The majority of IT professionals will gasp in outrage at the idea of running without swap, and tell you that you should never, ever do that, no matter how beefy the system, and that having swap can never hurt performance. They tell you this because it was drummed into them. The majority of them cannot explain swappiness to you, or speak intelligently of overcommits… they’re just positive That’s The Way It Is, because that’s how it was drummed into them.
The better grade of IT professionals can and will explain overcommits, and talk about the potential issues involved if the swap algorithm gets overly aggressive. But the majority of them will still recommend swap, pretty strongly.
I fall into that latter camp–I advise most people to use swap, and particularly to let their operating system manage it, if they don’t actually understand it and have no interest in getting fiddly with memory management themselves. However, I will note to those who very actively manage their systems and provision them so that they’ve got plenty of RAM already, there are real benefits to just avoiding swap usage entirely.
But if you don’t have a solid grasp of how much RAM you use, and where you use it, and how that changes, and want to think about why programs use RAM? Leave it to the system defaults.
Oh yeah, one final warning:
I strongly, strongly recommend against large swap partitions/files, even for newbies and casuals! The recommendation tends to be “a little larger than your RAM, so that you can analyze a full crash dump if you need to.”
Thing is, on a system with 64GiB of RAM, that means writing sixty-four gibibytes of data out to disk, before the poor dying thing is even allowed to halt. And it means that the admin troubleshooting a pesky crashing rig is waiting repeatedly for that entire 64GiB to write out… which they probably don’t want to do, and let’s be honest here, how many times have you analyzed a full on-disk copy of your system’s RAM after a crash?
But wait, it gets worse: that’s the problem when you actually have a crash, which hopefully you don’t have very often. What does happen quite often is your system deciding to page things in and out between RAM and swap… and if you’ve helpfully given it gigantic gobs of swap, it can get you into even more trouble if and when you start needing to actually access all that!
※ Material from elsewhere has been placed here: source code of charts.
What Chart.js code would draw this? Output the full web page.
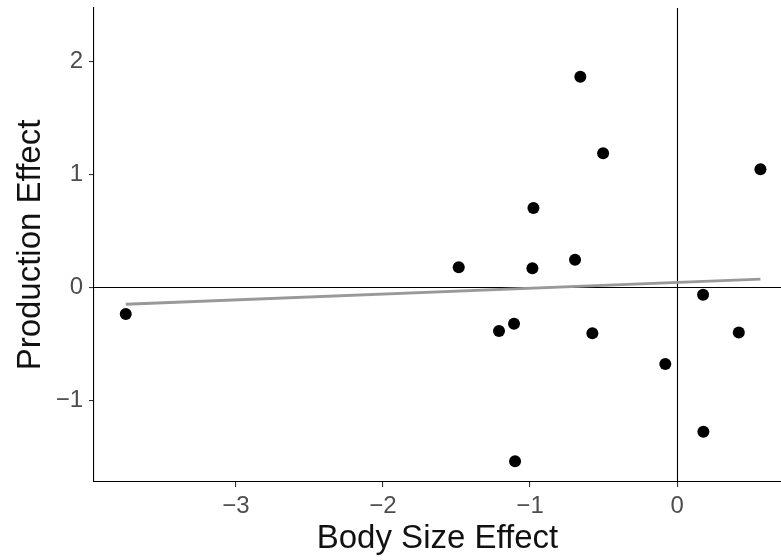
<!DOCTYPE html>
<html>
<head>
<meta charset="utf-8">
<script src="https://cdn.jsdelivr.net/npm/chart.js@4/dist/chart.umd.min.js"></script>
<style>
  html, body { margin: 0; padding: 0; background: #fff; }
  #wrap { width: 781px; height: 560px; }
</style>
</head>
<body>
<div id="wrap"><canvas id="chart" width="781" height="560"></canvas></div>
<script>
// points
const bodySize = [-3.75, -1.485, -1.211, -1.109, -1.102, -0.984, -0.977, -0.694, -0.658, -0.576, -0.503, -0.08, 0.177, 0.179, 0.42, 0.567];
const production = [-0.236, 0.177, -0.387, -0.322, -1.54, 0.168, 0.702, 0.244, 1.864, -0.407, 1.186, -0.679, -0.065, -1.278, -0.40, 1.044];

// fitted line endpoints
const fitX = [-3.75, 0.567];
const fitY = [-0.15, 0.073];

const xTicks = [-3, -2, -1, 0];
const yTicks = [-1, 0, 1, 2];

const FONT = "'Liberation Sans', Arial, Helvetica, sans-serif";
const TICK_COLOR = '#4d4d4d';

const fmt = v => v < 0 ? '\u2212' + Math.abs(v) : String(v);

// zero reference lines, drawn under the data
const zeroLines = {
    id: 'zeroLines',
    beforeDatasetsDraw(chart) {
        const { ctx, chartArea: a, scales: { x, y } } = chart;
        const px = Math.round(x.getPixelForValue(0)) + 0.5;
        const py = Math.round(y.getPixelForValue(0)) + 0.5;
        ctx.save();
        ctx.strokeStyle = '#000';
        ctx.lineWidth = 1.1;
        ctx.beginPath();
        ctx.moveTo(px, a.top);
        ctx.lineTo(px, a.bottom);
        ctx.moveTo(a.left, py);
        ctx.lineTo(a.right, py);
        ctx.stroke();
        ctx.restore();
    }
};

new Chart(document.getElementById('chart'), {
    type: 'scatter',
    data: {
        datasets: [{
            type: 'line',
            data: fitX.map((x, i) => ({ x, y: fitY[i] })),
            borderColor: '#999999',
            borderWidth: 2.8,
            pointRadius: 0,
            fill: false,
            tension: 0,
            order: 2,
        }, {
            data: bodySize.map((x, i) => ({ x, y: production[i] })),
            backgroundColor: '#000',
            borderWidth: 0,
            pointRadius: 6,
            order: 1,
        }]
    },
    options: {
        responsive: false,
        animation: false,
        devicePixelRatio: 1,
        layout: { autoPadding: false, padding: { top: 8, right: 0, left: 0, bottom: 0 } },
        plugins: {
            legend: { display: false },
            tooltip: { enabled: false },
        },
        scales: {
            x: {
                type: 'linear',
                min: -3.966,
                max: 0.707,
                afterFit: s => { s.height = 78; s.paddingLeft = 0; s.paddingRight = 0; },
                afterBuildTicks: s => { s.ticks = xTicks.map(value => ({ value })); },
                border: { display: true, color: '#000', width: 1.1 },
                grid: { display: true, drawOnChartArea: false, drawTicks: true, tickLength: 5, color: '#333', lineWidth: 1.1 },
                ticks: {
                    color: TICK_COLOR,
                    padding: 5,
                    maxRotation: 0,
                    font: { family: FONT, size: 24 },
                    callback: fmt,
                },
                title: {
                    display: true,
                    text: 'Body Size Effect',
                    color: '#111',
                    font: { family: FONT, size: 33, lineHeight: 1 },
                    padding: { top: 0, bottom: 5 },
                },
            },
            y: {
                type: 'linear',
                min: -1.723,
                max: 2.472,
                afterFit: s => { s.width = 94; s.paddingTop = 0; s.paddingBottom = 0; },
                afterBuildTicks: s => { s.ticks = yTicks.map(value => ({ value })); },
                border: { display: true, color: '#000', width: 1.1 },
                grid: { display: true, drawOnChartArea: false, drawTicks: true, tickLength: 5, color: '#333', lineWidth: 1.1 },
                ticks: {
                    color: TICK_COLOR,
                    padding: 6,
                    font: { family: FONT, size: 24 },
                    callback: fmt,
                },
                title: {
                    display: true,
                    text: 'Production Effect',
                    color: '#111',
                    font: { family: FONT, size: 33, lineHeight: 1 },
                    padding: { top: 14, bottom: 0 },
                },
            }
        }
    },
    plugins: [zeroLines]
});
</script>
</body>
</html>
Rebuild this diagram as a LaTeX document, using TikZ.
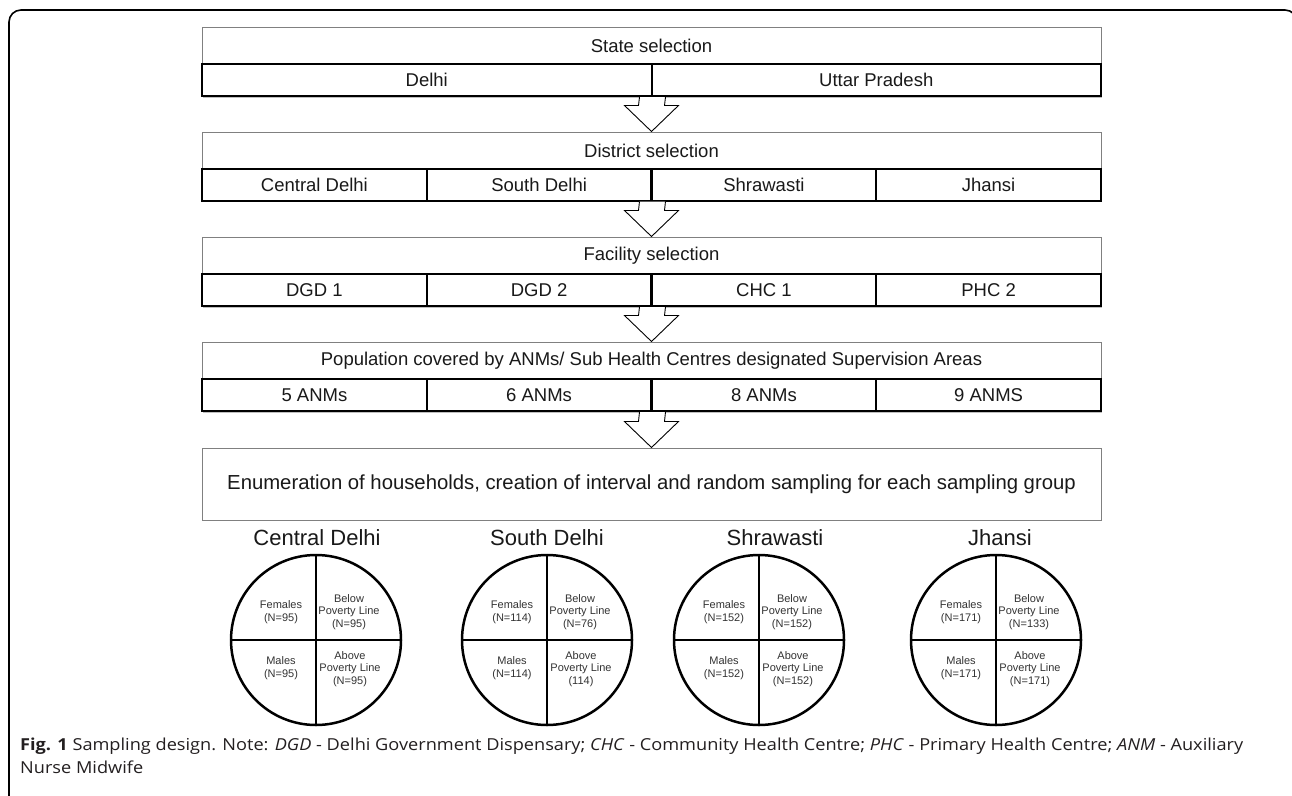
\documentclass[tikz,border=0pt]{standalone}
\usepackage{fontspec}
\setmainfont{Liberation Sans}
\newfontfamily\capfont{Open Sans}
\usetikzlibrary{calc,shadows}
\definecolor{capgray}{HTML}{231F20}
\definecolor{hdrline}{HTML}{808080}
\tikzset{
  hdr/.style={draw=hdrline, line width=1pt, fill=white, minimum width=899, minimum height=37, inner sep=0, font=\fontsize{18.5}{22}\selectfont, text=black!90},
  cell/.style={draw=black, line width=2pt, fill=white, minimum height=32, inner sep=0, font=\fontsize{18.5}{22}\selectfont, text=black!90,
    drop shadow={shadow xshift=1pt, shadow yshift=-1.5pt, opacity=0.25, fill=black}},
  barrow/.style={draw=black, line width=0.9pt, fill=white, line join=miter},
  ring/.style={circle, draw=black, line width=2.5pt, minimum size=170, inner sep=0},
  quad/.style={align=center, font=\fontsize{11}{12.6}\selectfont, text=black!80, inner sep=0},
  ctitle/.style={font=\fontsize{22}{26}\selectfont, text=black!90, inner sep=0, anchor=base},
  crossline/.style={line width=2.5pt},
  frameline/.style={line width=1.6pt, rounded corners=12pt},
  capline/.style={font=\capfont\fontsize{16.5}{20}\selectfont, text=capgray, inner sep=0, anchor=base west},
}
\newcommand\blockarrow[2]{%
  \draw[barrow] ($(#1)+(-13pt,0pt)$) -- ($(#2)+(-13pt,26pt)$) -- ($(#2)+(-27pt,26pt)$) -- (#2)
    -- ($(#2)+(27pt,26pt)$) -- ($(#2)+(13pt,26pt)$) -- ($(#1)+(13pt,0pt)$);}
\newcommand\capone{\textbf{Fig. 1} Sampling design. Note: \textit{DGD} - Delhi Government Dispensary; \textit{CHC} - Community Health Centre; \textit{PHC} - Primary Health Centre; \textit{ANM} - Auxiliary}
\newlength\capw
\AtBeginDocument{%
  \settowidth\capw{\capfont\fontsize{16.5}{20}\selectfont\capone}%
  \pgfmathsetmacro\capsx{1223/\capw}%
}
\begin{document}
\begin{tikzpicture}[x=1pt,y=-1pt]
\useasboundingbox (0,0) rectangle (1292,795);
\fill[white] (0,0) rectangle (1292,795);
% outer frame
\draw[frameline] (9,820) -- (9,10) -- (1297,10) -- (1297,820);

% stage 1
\node[hdr] (h1) at (651.5,45.5) {State selection};
\node[cell, minimum width=449.5] (s1a) at (426.75,80) {Delhi};
\node[cell, minimum width=449.5] (s1b) at (876.25,80) {Uttar Pradesh};
% stage 2
\node[hdr] (h2) at (651.5,150.5) {District selection};
\node[cell, minimum width=224.75] (s2a) at (314.4,184.5) {Central Delhi};
\node[cell, minimum width=224.75] (s2b) at (539.1,184.5) {South Delhi};
\node[cell, minimum width=224.75] (s2c) at (763.9,184.5) {Shrawasti};
\node[cell, minimum width=224.75] (s2d) at (988.6,184.5) {Jhansi};
% stage 3
\node[hdr] (h3) at (651.5,255.5) {Facility selection};
\node[cell, minimum width=224.75] (s3a) at (314.4,290) {DGD 1};
\node[cell, minimum width=224.75] (s3b) at (539.1,290) {DGD 2};
\node[cell, minimum width=224.75] (s3c) at (763.9,290) {CHC 1};
\node[cell, minimum width=224.75] (s3d) at (988.6,290) {PHC 2};
% stage 4
\node[hdr] (h4) at (651.5,360.5) {Population covered by ANMs/ Sub Health Centres designated Supervision Areas};
\node[cell, minimum width=224.75] (s4a) at (314.4,395) {5 ANMs};
\node[cell, minimum width=224.75] (s4b) at (539.1,395) {6 ANMs};
\node[cell, minimum width=224.75] (s4c) at (763.9,395) {8 ANMs};
\node[cell, minimum width=224.75] (s4d) at (988.6,395) {9 ANMS};
% enumeration
\node[hdr, minimum height=72, font=\fontsize{20.3}{24}\selectfont] (en) at (651.5,484) {Enumeration of households, creation of interval and random sampling for each sampling group};

% block arrows
\blockarrow{s1a.south east}{h2.north}
\blockarrow{s2b.south east}{h3.north}
\blockarrow{s3b.south east}{h4.north}
\blockarrow{s4b.south east}{en.north}

% circles
\foreach \n/\cx/\tx/\title/\F/\B/\M/\A in {
  c1/316/317/Central Delhi/Females\\(N=95)/Below\\Poverty Line\\(N=95)/Males\\(N=95)/Above\\Poverty Line\\(N=95),
  c2/547/547/South Delhi/Females\\(N=114)/Below\\Poverty Line\\(N=76)/Males\\(N=114)/Above\\Poverty Line\\(114),
  c3/759/775/Shrawasti/Females\\(N=152)/Below\\Poverty Line\\(N=152)/Males\\(N=152)/Above\\Poverty Line\\(N=152),
  c4/996/1000/Jhansi/Females\\(N=171)/Below\\Poverty Line\\(N=133)/Males\\(N=171)/Above\\Poverty Line\\(N=171)}{
  \node[ring] (\n) at (\cx,640) {};
  \draw[crossline] (\n.north) -- (\n.south);
  \draw[crossline] (\n.west) -- (\n.east);
  \node[ctitle] (\n t) at (\tx,545) {\title};
  \node[quad] (\n f) at ($(\n)+(-35,-28)$) {\F};
  \node[quad] (\n b) at ($(\n)+(33,-28)$) {\B};
  \node[quad] (\n m) at ($(\n)+(-35,28)$) {\M};
  \node[quad] (\n a) at ($(\n)+(34,29)$) {\A};
}

% caption
\node[capline] (cap1) at (20,750) {\scalebox{\capsx}[1]{\capone}};
\node[capline] (cap2) at (20,773) {\scalebox{\capsx}[1]{Nurse Midwife}};
\end{tikzpicture}
\end{document}
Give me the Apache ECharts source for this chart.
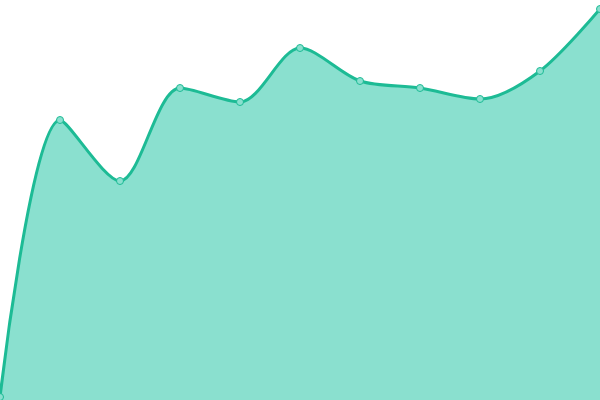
<!DOCTYPE html>
<html>
<head>
<meta charset="utf-8">
<script src="https://cdn.jsdelivr.net/npm/echarts@6/dist/echarts.min.js"></script>
<style>
  html, body { margin: 0; padding: 0; background: #fff; }
  #main { width: 600px; height: 400px; }
</style>
</head>
<body>
<div id="main"></div>
<script>
var categories = ['1', '2', '3', '4', '5', '6', '7', '8', '9', '10', '11'];
var values = [3, 280, 219, 312, 298, 352, 319, 312, 301, 329, 391];

var myChart = echarts.init(document.getElementById('main'));
var option = {
    animation: false,
    grid: { left: 0, right: 0, top: 0, bottom: 0 },
    xAxis: {
        type: 'category',
        boundaryGap: false,
        data: categories,
        show: false
    },
    yAxis: {
        type: 'value',
        min: 0,
        max: 400,
        show: false
    },
    series: [{
        type: 'line',
        smooth: 0.3,
        data: values,
        symbol: 'circle',
        symbolSize: 7,
        itemStyle: {
            color: '#8ae0cf',
            borderColor: '#1dbb95',
            borderWidth: 1
        },
        lineStyle: {
            color: '#1dbb95',
            width: 3
        },
        areaStyle: {
            color: '#8ae0cf',
            opacity: 1
        }
    }]
};
myChart.setOption(option);
</script>
</body>
</html>
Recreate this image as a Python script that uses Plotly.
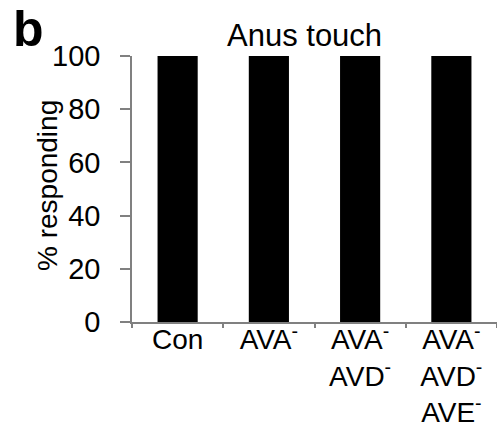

You don’t need more than 2GiB of swap, unless you already know you need that swap, know precisely why you need that swap, and can articulate that clearly… in which case, why are you reading all this anyway? 
(Sorry, I phrase things that way because to someone sufficiently expert with a sufficiently niche case, there is always a reason to do any terrible-practice thing which can be individually justified. But that doesn’t change what is or is not general good practice for normal users and use cases.)